La formación pedagógica del profesorado universitario podría organizarse en tres fases: previa al comienzo de toda actividad docente -dedicada a la práctica en el aula y la evaluación, que fuese un requisito exigible para su contra-tación-; inicial, para docentes contratados a tiempo completo que preparasen su habilitación; y continua, para los profesores permanentes, fomentada mediante incentivos a la innovación docente.

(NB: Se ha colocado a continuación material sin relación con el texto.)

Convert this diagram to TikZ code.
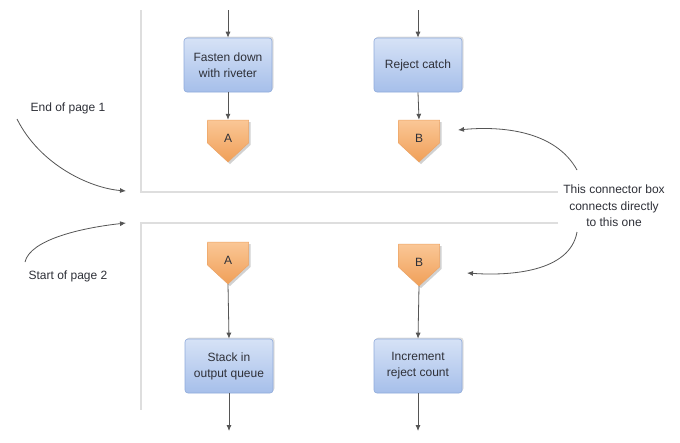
\documentclass[tikz,border=0pt]{standalone}
\usepackage{fontspec}
\setmainfont{Liberation Sans}
\usetikzlibrary{arrows.meta,shadows}
\definecolor{txt}{HTML}{2E3038}
\definecolor{arr}{HTML}{555555}
\definecolor{frm}{HTML}{DEDEDE}
\definecolor{boxtop}{HTML}{D6E2F6}
\definecolor{boxbot}{HTML}{A6BFEA}
\definecolor{boxedge}{HTML}{8FAADB}
\definecolor{contop}{HTML}{FAC796}
\definecolor{conbot}{HTML}{F09F58}
\definecolor{conedge}{HTML}{EDA465}
\tikzset{
  stepbox/.style={rectangle, rounded corners=3pt, draw=boxedge, line width=0.6pt,
    top color=boxtop, bottom color=boxbot, minimum width=88pt, minimum height=54pt,
    align=center, text=txt, font=\fontsize{12}{16}\selectfont,
    drop shadow={shadow xshift=1.5pt, shadow yshift=1.5pt, opacity=0.25}},
  conlabel/.style={inner sep=0pt, minimum width=41pt, minimum height=42pt, text=txt,
    font=\fontsize{12}{14}\selectfont},
  note/.style={align=center, text=txt, font=\fontsize{12}{16.5}\selectfont},
  flow/.style={draw=arr, line width=0.8pt, -{Latex[length=6pt,width=5pt]}},
  frame/.style={draw=frm, line width=1.6pt},
}
\newcommand\connbox[4]{%
  \fill[black, opacity=0.18] ({#2-19},{#3+2}) -- ({#2+22.5},{#3+2}) -- ({#2+22.5},{#3+25}) -- ({#2+2},{#3+44}) -- ({#2-18.5},{#3+25}) -- cycle;
  \shade[top color=contop, bottom color=conbot, draw=conedge, line width=0.5pt]
    ({#2-20.5},{#3}) -- ({#2+20.5},{#3}) -- ({#2+20.5},{#3+23}) -- ({#2},{#3+42}) -- ({#2-20.5},{#3+23}) -- cycle;
  \node[conlabel] (#1) at ({#2},{#3+21}) {\raisebox{5pt}{#4}};
}
\begin{document}
\begin{tikzpicture}[x=1pt,y=-1pt]
\useasboundingbox (0,0) rectangle (680,442);
\fill[white] (0,0) rectangle (680,442);
% page frames
\draw[frame] (141,10) -- (141,192) -- (558,192);
\draw[frame] (558,223) -- (141,223) -- (141,410);
% page 1
\coordinate (t1) at (228,10);
\coordinate (t2) at (418,10);
\node[stepbox] (fasten) at (228,65) {Fasten down\\with riveter};
\node[stepbox] (reject) at (418,65) {Reject catch};
\connbox{A1}{228}{120}{A}
\connbox{B1}{419}{120}{B}
\draw[flow] (t1) -- (fasten.north);
\draw[flow] (t2) -- (reject.north);
\draw[flow] (fasten.south) -- (A1.north);
\draw[flow] (reject.south) -- (B1.north);
% page 2
\connbox{A2}{228}{242}{A}
\connbox{B2}{419}{244}{B}
\node[stepbox] (stack) at (229,366) {Stack in\\output queue};
\node[stepbox] (incr) at (418,366) {Increment\\reject count};
\coordinate (b1) at (229,431);
\coordinate (b2) at (418,431);
\draw[flow] (A2.south) -- (stack.north);
\draw[flow] (B2.south) -- (incr.north);
\draw[flow] (stack.south) -- (b1);
\draw[flow] (incr.south) -- (b2);
% annotations
\node[note] (endp) at (68,108) {End of page 1};
\node[note] (startp) at (68,276) {Start of page 2};
\node[note] (conn) at (614,206) {This connector box\\connects directly\\to this one};
\coordinate (e1s) at (17,119);
\coordinate (e1e) at (126,191);
\coordinate (s2s) at (25,262);
\coordinate (s2e) at (126,223);
\coordinate (c1s) at (577,170);
\coordinate (c1e) at (458,130);
\coordinate (c2s) at (577,232);
\coordinate (c2e) at (467,273);
\draw[flow] (e1s) .. controls (40,165) and (90,188) .. (e1e);
\draw[flow] (s2s) .. controls (30,240) and (80,228) .. (s2e);
\draw[flow] (c1s) .. controls (555,130) and (500,126) .. (c1e);
\draw[flow] (c2s) .. controls (570,272) and (510,276) .. (c2e);
\end{tikzpicture}
\end{document}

La formación del profesor debería ser una tarea compartida entre las universidades y los Gobiernos autónomos y central. Las universidades diseñarían planes de formación para su profesorado, que integrasen las necesidades específicas de sus departamentos. Los Gobiernos tendrían que garantizar que los profesores adquieren con los programas de formación inicial competencias genéricas, válidas para cualquier lugar, no limitadas a la utilidad inmediata, por una malentendida "eficacia".

También deberían impulsar que las Agencias de Calidad elaborasen programas de acreditación de los planes diseñados por las universidades, de modo que se simplificasen las evaluaciones individuales previstas de las capacidades docentes adquiridas por cada candidato a profesor.

Recordaba Javier Tusell, hace unos días en este diario, que Jean Monnet dijo una vez que un contemporáneo suyo "se había concentrado en ser alguien más que en hacer algo". La pretensión de mejorar la formación del profesor tiene bastante de búsqueda de lo auténtico, de que predomine el "hacer algo" sobre la apariencia de "ser alguien" en la educación universitaria.

Francisco Michavila es catedrático y dirige la cátedra Unesco de Gestión y Política Universitaria de la Universidad Politécnica de Madrid.